Un célèbre sicario colombien surnommé « el Cucho » âgé d’une cinquantaine d’années s’était retiré en Espagne il y a une dizaine d’années après une carrière de tueur bien remplie en Amérique latine. Les autorités locales le soupçonnent d’avoir été le responsable et parfois l’exécutant de dizaines de meurtres. Il avait fini par obtenir la nationalité espagnole et vivait avec femme et ses deux enfants dans une luxueuse villa de la ville madrilène de Villaviciosa de Odón. Détail curieux, il avait aménagé tout le premier étage avec des autels dédiés à Nuestra Señora de la Santa Muerte (« Notre dame de la Sainte Mort »), une image pseudo-religieuse très vénérée par les criminels en Amérique latine. La superstition et la religiosité ostentatoire sont des constantes au sein des mafias et autres cartels.

Bien qu’ayant accumulé un important pactole durant sa première vie en Colombie, il avait remis le couvert en Europe car ses besoins financiers étaient immenses. Ainsi, deux véhicules BMW X6 ainsi que les nombreux bijoux, montres, vêtements et chaussures de luxe stockés à son domicile ont été saisis. Par contre, prudent, il n’avait pas acheté la maison dans laquelle il vivait préférant la louer 3.000 euros/mois. De plus en plus, les grands truands ne possèdent plus de biens personnels car une des sanctions les plus en vogue à l’heure actuelle est la confiscation de biens d’origine douteuse par la justice.

Grâce à des renseignements concernant des mouvements financiers douteux entre le continent américain et Madrid fournis par le Drug Enforcement Administration (DEA) américaine, la Guardia Civil espagnole a lancé l’opération « Burlero » en 2018.
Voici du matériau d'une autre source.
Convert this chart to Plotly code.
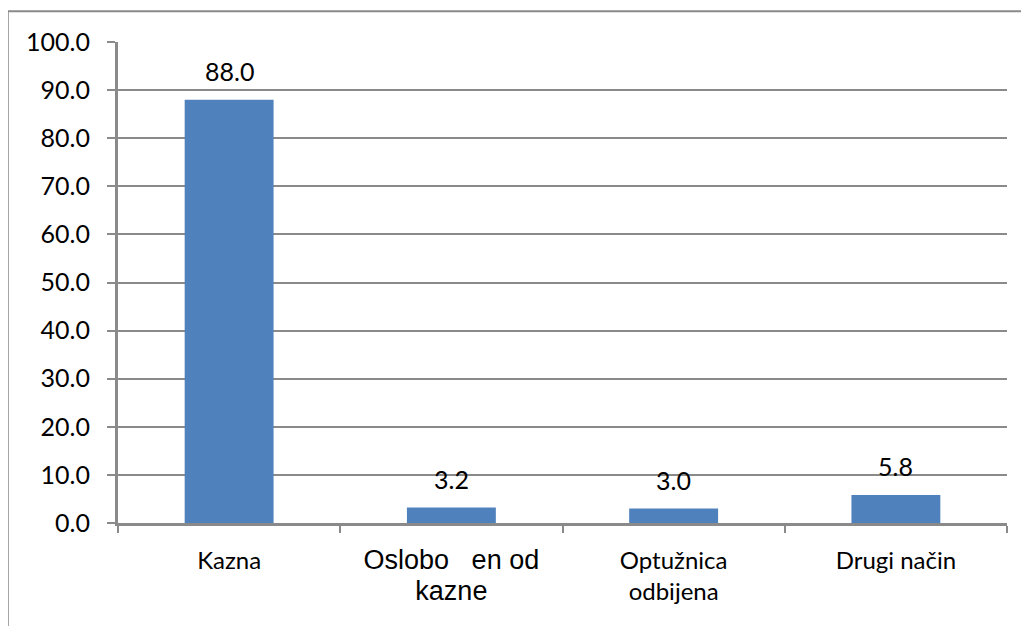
import plotly.graph_objects as go

categories = ["Kazna", "Oslobo   en od kazne", "Optužnica odbijena", "Drugi način"]
values = [88.0, 3.2, 3.0, 5.8]
tick_labels = [
    "Kazna",
    "<span style='font-family:Liberation Sans, Arial;font-size:27px'>Oslobo   en od<br>kazne</span>",
    "Optužnica<br>odbijena",
    "Drugi način",
]
y_ticks = [0, 10, 20, 30, 40, 50, 60, 70, 80, 90, 100]

FONT = "Lato, Carlito, sans-serif"

fig = go.Figure()
fig.add_trace(go.Bar(
    x=categories, y=values,
    marker=dict(color="#4F81BD", line=dict(width=0)),
    width=0.4,
    cliponaxis=False,
))
for c, v in zip(categories, values):
    fig.add_annotation(x=c, y=v, text=f"{v:.1f}", showarrow=False,
                       yanchor="bottom", yshift=12,
                       font=dict(family=FONT, size=25, color="black"))

fig.update_layout(
    width=1029, height=626,
    margin=dict(l=110, r=30, t=34, b=111, autoexpand=False),
    paper_bgcolor="white", plot_bgcolor="white",
    showlegend=False,
    font=dict(family=FONT, size=24, color="black"),
    shapes=[dict(type="rect", xref="paper", yref="paper",
                 x0=-0.124, x1=1.05, y0=-0.4, y1=1.064,
                 line=dict(color="#8a8a8a", width=2), fillcolor="rgba(0,0,0,0)", layer="below")],
)
fig.update_xaxes(
    tickmode="array", tickvals=categories, ticktext=tick_labels,
    tickson="boundaries", ticks="outside", ticklen=7, tickcolor="#8a8a8a", tickwidth=2,
    showline=True, linecolor="#8a8a8a", linewidth=3,
    tickfont=dict(family=FONT, size=24, color="black"),
    ticklabelstandoff=14, automargin=False,
    showgrid=False,
)
fig.update_yaxes(
    range=[0, 100], tickvals=y_ticks, tickformat=".1f",
    ticks="outside", ticklen=8, tickcolor="#8a8a8a", tickwidth=2,
    showline=True, linecolor="#8a8a8a", linewidth=3,
    showgrid=True, gridcolor="#8a8a8a", gridwidth=2,
    tickfont=dict(family=FONT, size=25, color="black"),
    ticklabelstandoff=12, automargin=False,
    zeroline=False,
)
fig.write_html("out.html")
Elle a découvert qu’El Cucho avait monté une sorte de « société de services » chargée de recouvrer les dettes contractées par des criminels européens qui s’étaient fait livrer de la drogue par des cartels latino-américains mais qui tardaient à payer leurs factures. Pour cela, les hommes d’El Cucho ont largement recouru aux menaces et aux extorsions. Il semble qu’El Cucho n’intervenait pas personnellement directement mais sa réputation au sein de la pègre était telle que ses hommes obtenaient relativement facilement gain de cause. La collaboration d’Europol, l’organe chargé de faciliter les opérations de lutte contre la criminalité au sein de l’Union européenne, a permis de détecter des activités du groupe s’étendant jusqu’aux Pays-Bas. Cela n’est pas étonnant quand on sait que les deux points d’entrée principaux de la drogue latino-américaine en Europe sont, d’un côté le Portugal et l’Espagne, de l’autre les Pays-Bas. Selon les enquêteurs, cette « société » n’intervenait que pour des dettes approchant ou dépassant le million d’euros de manière à obtenir de substantielles commissions évaluées à dix pour cent des sommes récupérées.

Suite logique à ces activités, El Cucho se serait également aussi spécialisé dans le blanchiment d’argent sale en Europe, les fonds venant majoritairement du continent américain, mais plus particulièrement de Colombie et du Pérou (les cartels de Cali, du Golfe et le groupe Los Urabeños auraient été clairement repérés).
Il a été arrêté en octobre 2020 mais cela n’a été rendu public qu’à la mi-janvier 2021 de manière à pouvoir identifier les collaborateurs et les contacts de sa « société ». C’est ainsi qu’en plus de son épouse, trois de ses proches et sept hommes de main ont été appréhendés dont des Colombiens, des Vénézuéliens et des Espagnols. Des suites devraient avoir lieu dans toute l’Europe. Lors des perquisitions, des armes de poing ont été découvertes dont plusieurs au domicile d’El Cucho. En fait, ce n’est pas l’arrestation qui lui faisait peur mais une éventuelle vengeance pour ses actes commis dix ans plus tôt en Colombie. D’ailleurs, il prenait des mesures de protection individuelles drastiques, ne sortant que très peu de son domicile qui était protégé par plusieurs portes blindées. Ses enfants fréquentaient une école privée et toute sa famille avait reçu des « instructions » pour faire face à une intrusion violente. D’ailleurs, lorsque la Guardia Civil a fait irruption à son domicile, les membres de sa famille étaient dans des cachettes prévues à l’avance et lui – s’étant rendu compte qu’il s’agissait des forces de l’ordre -, n’a opposé aucune résistance tout en restant très calme.